Retype, word for word, the lines from the first line of the entries through the line that holds "from matplotlib.patches import Patch"; leave out the pictures.

(Figure scripts)

+ + +

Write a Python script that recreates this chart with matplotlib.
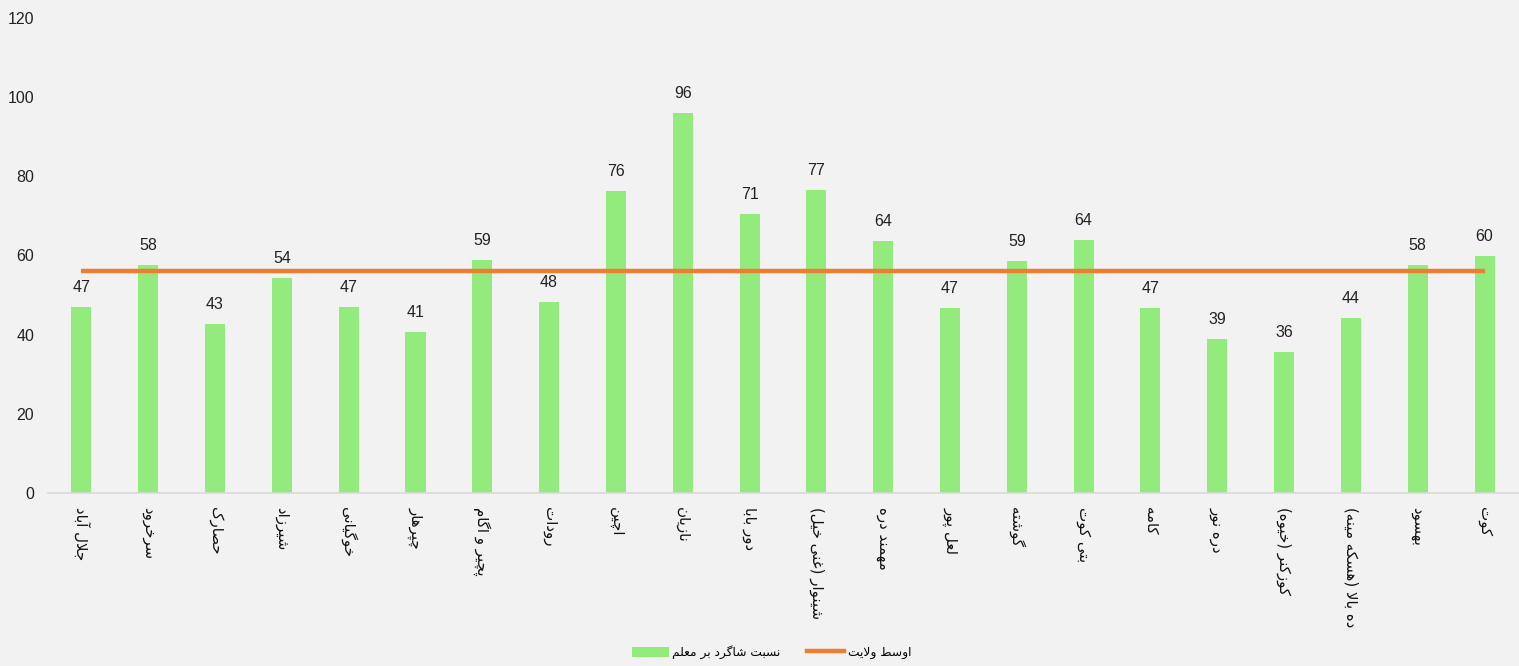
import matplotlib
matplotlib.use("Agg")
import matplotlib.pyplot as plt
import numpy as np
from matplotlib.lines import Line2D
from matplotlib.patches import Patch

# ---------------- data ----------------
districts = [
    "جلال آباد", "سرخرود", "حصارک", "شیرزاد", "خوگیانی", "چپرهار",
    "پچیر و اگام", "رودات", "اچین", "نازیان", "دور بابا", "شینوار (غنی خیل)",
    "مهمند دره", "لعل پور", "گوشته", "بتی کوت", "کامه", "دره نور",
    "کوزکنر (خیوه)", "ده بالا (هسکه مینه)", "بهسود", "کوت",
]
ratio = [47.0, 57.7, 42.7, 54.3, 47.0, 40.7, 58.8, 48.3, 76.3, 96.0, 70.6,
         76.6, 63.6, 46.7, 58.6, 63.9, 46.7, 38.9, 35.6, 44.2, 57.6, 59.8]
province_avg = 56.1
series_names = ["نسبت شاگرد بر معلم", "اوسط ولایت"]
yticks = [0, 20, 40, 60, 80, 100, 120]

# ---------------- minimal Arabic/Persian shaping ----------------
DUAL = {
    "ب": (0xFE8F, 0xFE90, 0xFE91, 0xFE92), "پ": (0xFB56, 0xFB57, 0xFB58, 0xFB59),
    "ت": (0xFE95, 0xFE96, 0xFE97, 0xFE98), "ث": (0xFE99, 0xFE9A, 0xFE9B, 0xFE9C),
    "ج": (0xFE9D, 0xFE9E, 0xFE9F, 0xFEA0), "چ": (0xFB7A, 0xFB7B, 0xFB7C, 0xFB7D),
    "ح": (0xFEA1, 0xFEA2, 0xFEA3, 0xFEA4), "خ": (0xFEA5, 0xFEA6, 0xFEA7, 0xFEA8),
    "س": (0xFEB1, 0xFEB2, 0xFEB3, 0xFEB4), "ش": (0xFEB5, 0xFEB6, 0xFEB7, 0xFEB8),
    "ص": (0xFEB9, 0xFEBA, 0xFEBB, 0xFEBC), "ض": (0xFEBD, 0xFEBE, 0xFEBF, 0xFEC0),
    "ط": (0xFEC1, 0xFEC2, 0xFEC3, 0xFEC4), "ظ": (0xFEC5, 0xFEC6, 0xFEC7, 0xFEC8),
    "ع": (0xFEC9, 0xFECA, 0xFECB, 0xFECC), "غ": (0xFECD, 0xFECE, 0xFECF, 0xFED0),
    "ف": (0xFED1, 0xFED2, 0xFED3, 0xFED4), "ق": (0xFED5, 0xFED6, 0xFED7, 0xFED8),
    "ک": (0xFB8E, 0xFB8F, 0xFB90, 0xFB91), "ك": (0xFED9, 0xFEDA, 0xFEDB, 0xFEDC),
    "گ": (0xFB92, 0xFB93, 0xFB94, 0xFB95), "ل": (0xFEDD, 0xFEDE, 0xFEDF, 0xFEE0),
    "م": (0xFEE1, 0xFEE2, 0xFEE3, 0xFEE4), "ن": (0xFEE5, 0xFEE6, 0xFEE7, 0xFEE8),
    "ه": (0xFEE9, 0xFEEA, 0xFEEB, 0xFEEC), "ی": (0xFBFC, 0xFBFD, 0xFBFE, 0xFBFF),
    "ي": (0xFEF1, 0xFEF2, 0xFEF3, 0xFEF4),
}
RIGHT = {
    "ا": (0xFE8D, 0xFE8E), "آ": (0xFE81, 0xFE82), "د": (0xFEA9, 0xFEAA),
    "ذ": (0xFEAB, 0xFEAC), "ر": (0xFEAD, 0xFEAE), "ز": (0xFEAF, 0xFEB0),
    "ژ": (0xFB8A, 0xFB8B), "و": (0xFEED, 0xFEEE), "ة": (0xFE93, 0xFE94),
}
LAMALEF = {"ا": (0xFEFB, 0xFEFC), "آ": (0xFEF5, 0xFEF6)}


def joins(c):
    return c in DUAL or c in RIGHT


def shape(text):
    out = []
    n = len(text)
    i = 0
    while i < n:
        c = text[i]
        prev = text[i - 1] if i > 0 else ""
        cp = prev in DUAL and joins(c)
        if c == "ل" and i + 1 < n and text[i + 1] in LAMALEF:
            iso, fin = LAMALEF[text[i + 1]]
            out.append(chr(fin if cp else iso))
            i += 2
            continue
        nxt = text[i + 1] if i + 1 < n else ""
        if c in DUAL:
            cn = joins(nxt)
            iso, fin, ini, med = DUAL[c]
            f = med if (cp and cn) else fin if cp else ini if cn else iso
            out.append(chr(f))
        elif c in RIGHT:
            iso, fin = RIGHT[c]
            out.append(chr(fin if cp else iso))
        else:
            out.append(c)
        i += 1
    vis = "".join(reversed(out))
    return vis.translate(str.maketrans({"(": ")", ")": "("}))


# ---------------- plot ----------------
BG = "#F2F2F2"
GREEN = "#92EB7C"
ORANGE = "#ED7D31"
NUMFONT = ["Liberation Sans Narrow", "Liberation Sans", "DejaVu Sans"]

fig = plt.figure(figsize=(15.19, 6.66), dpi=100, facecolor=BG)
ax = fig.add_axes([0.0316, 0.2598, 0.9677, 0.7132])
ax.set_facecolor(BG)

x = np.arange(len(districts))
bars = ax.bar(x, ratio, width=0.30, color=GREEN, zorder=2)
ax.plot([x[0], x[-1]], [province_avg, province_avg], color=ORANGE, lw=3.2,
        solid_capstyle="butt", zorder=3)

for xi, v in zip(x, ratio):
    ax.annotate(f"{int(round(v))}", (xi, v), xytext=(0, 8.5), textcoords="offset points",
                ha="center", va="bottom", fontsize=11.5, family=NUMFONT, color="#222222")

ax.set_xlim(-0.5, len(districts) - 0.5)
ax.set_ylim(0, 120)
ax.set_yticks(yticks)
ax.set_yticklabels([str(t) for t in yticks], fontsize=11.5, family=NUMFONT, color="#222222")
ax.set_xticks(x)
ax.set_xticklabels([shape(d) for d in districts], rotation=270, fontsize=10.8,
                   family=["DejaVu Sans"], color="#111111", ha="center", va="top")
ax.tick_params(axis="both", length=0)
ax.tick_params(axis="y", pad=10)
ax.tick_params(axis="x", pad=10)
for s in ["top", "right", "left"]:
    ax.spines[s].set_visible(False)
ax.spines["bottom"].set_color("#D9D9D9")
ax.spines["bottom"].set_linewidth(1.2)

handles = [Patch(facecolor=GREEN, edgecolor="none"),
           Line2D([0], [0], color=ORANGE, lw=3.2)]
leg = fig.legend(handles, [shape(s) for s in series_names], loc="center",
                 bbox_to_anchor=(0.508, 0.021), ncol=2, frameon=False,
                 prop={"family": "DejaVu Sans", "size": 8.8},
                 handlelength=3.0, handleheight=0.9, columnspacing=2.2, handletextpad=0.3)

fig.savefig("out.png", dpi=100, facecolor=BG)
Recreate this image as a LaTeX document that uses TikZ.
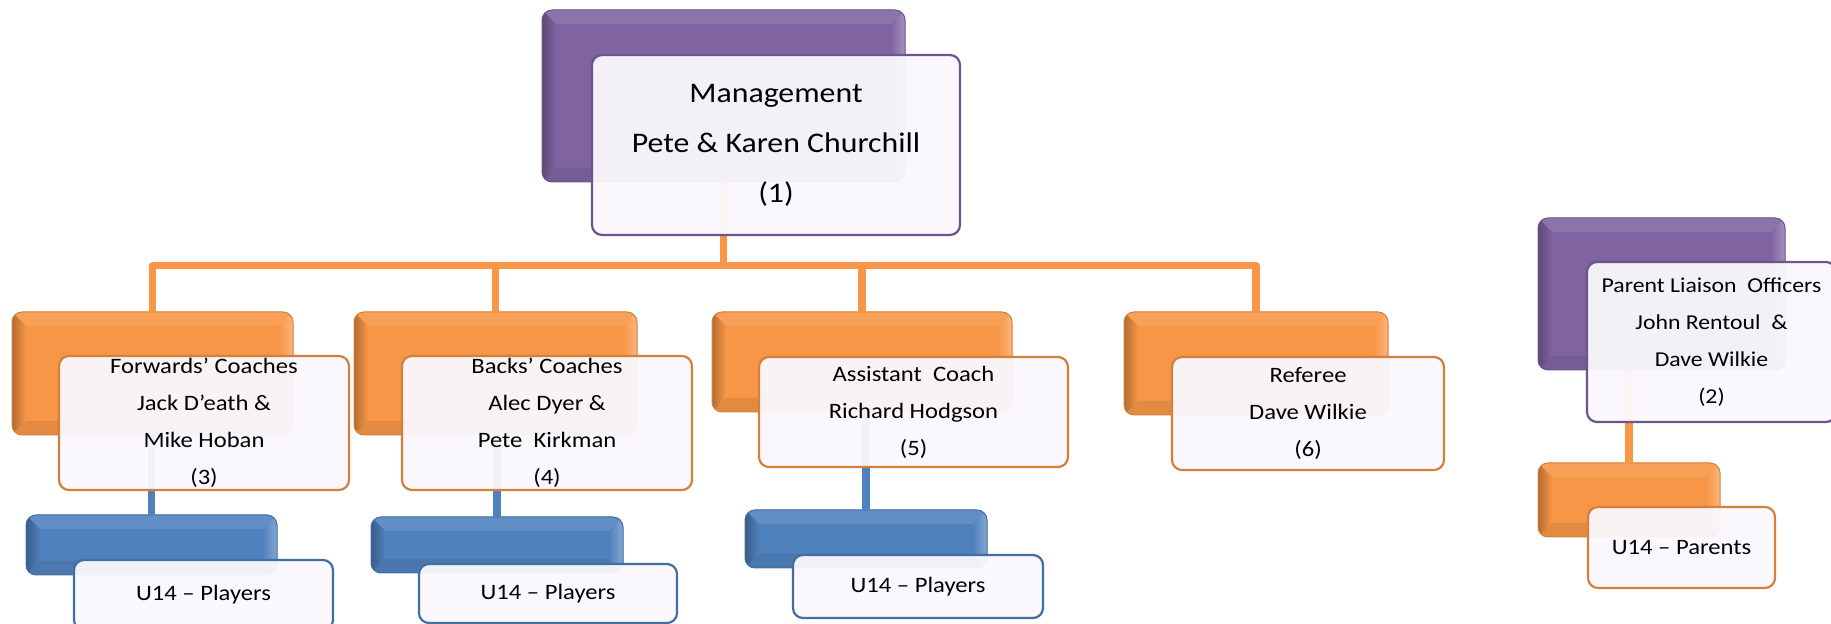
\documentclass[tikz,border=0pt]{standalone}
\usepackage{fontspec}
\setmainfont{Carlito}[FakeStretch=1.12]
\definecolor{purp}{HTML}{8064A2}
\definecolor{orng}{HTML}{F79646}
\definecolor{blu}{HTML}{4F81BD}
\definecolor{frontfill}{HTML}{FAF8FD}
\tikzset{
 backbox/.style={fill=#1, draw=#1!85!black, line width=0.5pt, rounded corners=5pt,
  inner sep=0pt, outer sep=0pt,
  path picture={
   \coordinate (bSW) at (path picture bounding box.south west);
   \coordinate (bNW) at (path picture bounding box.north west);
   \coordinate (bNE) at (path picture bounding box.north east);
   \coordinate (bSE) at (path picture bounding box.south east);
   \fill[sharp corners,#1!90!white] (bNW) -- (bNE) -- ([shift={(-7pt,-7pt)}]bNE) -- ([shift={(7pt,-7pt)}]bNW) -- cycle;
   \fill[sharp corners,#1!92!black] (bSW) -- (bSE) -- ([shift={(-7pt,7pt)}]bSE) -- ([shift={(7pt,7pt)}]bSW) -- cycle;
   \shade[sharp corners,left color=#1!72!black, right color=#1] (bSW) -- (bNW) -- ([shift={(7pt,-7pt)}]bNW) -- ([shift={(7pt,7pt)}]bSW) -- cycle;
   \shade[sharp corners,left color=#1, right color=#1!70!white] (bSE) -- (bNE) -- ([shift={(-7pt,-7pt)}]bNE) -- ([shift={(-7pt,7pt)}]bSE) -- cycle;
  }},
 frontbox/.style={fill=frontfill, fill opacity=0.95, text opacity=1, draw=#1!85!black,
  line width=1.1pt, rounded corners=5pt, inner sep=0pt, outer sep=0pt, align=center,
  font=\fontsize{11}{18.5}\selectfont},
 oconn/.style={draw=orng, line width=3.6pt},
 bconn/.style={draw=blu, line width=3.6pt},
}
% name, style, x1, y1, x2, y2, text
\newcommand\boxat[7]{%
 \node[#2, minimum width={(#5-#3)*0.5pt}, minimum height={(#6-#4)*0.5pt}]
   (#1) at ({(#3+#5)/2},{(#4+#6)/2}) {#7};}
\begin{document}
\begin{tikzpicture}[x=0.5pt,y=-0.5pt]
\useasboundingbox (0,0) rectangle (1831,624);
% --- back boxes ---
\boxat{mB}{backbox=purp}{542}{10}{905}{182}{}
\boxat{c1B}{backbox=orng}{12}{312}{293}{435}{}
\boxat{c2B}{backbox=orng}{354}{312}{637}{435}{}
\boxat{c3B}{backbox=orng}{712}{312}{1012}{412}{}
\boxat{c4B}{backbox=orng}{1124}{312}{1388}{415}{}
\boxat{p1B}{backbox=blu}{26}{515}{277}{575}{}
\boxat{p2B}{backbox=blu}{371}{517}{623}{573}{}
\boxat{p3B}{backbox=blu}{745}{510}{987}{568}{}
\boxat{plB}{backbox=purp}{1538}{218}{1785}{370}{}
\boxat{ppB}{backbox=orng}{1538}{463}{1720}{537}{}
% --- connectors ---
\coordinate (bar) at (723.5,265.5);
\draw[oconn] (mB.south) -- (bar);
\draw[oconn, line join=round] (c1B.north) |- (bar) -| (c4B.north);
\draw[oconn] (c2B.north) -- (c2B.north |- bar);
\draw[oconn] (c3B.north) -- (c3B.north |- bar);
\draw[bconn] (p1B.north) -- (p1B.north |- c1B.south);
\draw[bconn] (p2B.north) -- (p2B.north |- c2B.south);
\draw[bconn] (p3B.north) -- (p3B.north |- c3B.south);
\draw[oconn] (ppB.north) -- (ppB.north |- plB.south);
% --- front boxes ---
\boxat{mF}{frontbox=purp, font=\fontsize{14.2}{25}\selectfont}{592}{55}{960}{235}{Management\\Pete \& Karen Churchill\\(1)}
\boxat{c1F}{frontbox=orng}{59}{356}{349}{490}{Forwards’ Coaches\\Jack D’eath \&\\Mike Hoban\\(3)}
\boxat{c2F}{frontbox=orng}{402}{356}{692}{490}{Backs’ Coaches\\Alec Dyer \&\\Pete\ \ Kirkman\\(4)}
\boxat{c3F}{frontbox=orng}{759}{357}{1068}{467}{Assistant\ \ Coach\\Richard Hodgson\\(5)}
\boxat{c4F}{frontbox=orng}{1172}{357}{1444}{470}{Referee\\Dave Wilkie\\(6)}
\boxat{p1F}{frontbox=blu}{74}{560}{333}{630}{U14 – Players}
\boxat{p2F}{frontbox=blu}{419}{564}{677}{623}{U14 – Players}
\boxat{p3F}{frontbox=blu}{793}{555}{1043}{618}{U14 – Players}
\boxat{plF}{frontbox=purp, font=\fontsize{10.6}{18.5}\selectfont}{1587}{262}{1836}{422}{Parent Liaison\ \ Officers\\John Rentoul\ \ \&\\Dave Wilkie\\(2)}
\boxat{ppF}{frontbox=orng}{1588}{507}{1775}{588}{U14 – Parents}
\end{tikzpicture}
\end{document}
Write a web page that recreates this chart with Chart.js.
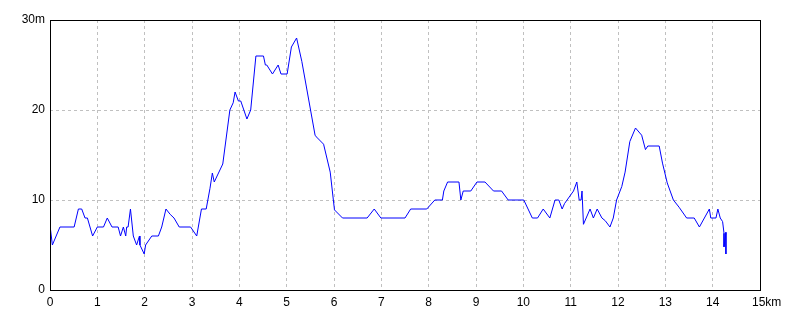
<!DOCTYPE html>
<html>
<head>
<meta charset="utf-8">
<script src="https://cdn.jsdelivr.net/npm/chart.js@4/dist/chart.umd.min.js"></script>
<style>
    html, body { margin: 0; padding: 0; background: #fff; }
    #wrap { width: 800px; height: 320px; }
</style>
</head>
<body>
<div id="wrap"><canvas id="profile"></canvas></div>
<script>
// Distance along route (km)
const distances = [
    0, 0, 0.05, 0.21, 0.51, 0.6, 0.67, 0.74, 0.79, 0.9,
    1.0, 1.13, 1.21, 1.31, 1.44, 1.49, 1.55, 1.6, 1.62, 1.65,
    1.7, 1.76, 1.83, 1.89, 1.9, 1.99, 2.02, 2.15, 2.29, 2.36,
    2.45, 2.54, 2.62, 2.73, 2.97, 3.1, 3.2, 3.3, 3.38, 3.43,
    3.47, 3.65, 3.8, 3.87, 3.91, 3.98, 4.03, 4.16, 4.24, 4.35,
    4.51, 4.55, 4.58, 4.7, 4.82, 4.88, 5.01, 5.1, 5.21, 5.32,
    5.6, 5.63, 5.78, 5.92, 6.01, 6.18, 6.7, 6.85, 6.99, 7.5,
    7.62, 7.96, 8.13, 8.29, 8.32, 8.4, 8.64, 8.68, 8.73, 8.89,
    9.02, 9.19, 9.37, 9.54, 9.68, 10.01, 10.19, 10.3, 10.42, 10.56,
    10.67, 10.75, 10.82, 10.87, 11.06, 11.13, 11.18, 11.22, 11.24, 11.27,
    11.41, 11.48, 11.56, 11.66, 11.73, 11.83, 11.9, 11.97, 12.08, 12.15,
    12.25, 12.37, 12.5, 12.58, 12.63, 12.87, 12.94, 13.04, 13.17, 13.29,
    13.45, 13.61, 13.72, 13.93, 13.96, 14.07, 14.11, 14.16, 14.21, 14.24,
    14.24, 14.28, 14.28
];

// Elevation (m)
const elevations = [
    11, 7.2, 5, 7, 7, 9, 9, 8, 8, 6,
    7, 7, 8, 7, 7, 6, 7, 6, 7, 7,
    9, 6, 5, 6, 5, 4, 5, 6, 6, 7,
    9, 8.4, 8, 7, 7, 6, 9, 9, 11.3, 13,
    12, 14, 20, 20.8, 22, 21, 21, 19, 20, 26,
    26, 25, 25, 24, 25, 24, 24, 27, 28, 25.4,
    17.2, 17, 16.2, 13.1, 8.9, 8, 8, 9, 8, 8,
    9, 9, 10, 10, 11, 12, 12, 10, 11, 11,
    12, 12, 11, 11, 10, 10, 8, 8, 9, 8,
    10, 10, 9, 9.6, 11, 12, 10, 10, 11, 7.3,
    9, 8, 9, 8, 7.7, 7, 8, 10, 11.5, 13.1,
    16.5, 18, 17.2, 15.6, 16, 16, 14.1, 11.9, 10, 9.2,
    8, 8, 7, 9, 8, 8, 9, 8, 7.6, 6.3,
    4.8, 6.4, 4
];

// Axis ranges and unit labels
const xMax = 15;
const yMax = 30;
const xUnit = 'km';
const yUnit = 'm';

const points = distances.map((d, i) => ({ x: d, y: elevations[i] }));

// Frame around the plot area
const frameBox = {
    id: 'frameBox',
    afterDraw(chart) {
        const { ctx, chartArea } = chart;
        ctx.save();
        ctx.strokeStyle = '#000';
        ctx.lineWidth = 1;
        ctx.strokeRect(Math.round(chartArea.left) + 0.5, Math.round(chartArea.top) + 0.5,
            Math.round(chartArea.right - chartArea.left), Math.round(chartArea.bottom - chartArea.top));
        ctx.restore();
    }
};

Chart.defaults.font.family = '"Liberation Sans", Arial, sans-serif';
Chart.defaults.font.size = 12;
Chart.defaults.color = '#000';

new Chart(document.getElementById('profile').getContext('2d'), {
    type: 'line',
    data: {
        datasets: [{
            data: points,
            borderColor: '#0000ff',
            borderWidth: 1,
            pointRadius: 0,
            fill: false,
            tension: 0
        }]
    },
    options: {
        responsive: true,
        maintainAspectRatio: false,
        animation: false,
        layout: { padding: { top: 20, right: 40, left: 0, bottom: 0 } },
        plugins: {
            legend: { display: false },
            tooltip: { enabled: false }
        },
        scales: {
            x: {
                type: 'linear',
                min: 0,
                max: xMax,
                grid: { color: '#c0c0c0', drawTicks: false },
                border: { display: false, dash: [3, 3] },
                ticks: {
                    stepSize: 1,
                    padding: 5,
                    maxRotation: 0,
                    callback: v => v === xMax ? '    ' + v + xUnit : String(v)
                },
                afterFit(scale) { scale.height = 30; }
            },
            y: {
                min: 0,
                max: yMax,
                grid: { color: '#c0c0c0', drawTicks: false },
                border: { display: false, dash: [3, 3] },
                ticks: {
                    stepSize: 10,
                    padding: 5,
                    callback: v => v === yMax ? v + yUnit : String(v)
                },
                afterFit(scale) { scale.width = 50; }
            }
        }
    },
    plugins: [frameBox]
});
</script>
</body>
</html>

+ + +

Task result.
Write a Python script that recreates this chart with matplotlib.
import matplotlib
matplotlib.use("Agg")
import matplotlib.pyplot as plt
import numpy as np
from matplotlib.lines import Line2D
from matplotlib.patches import Patch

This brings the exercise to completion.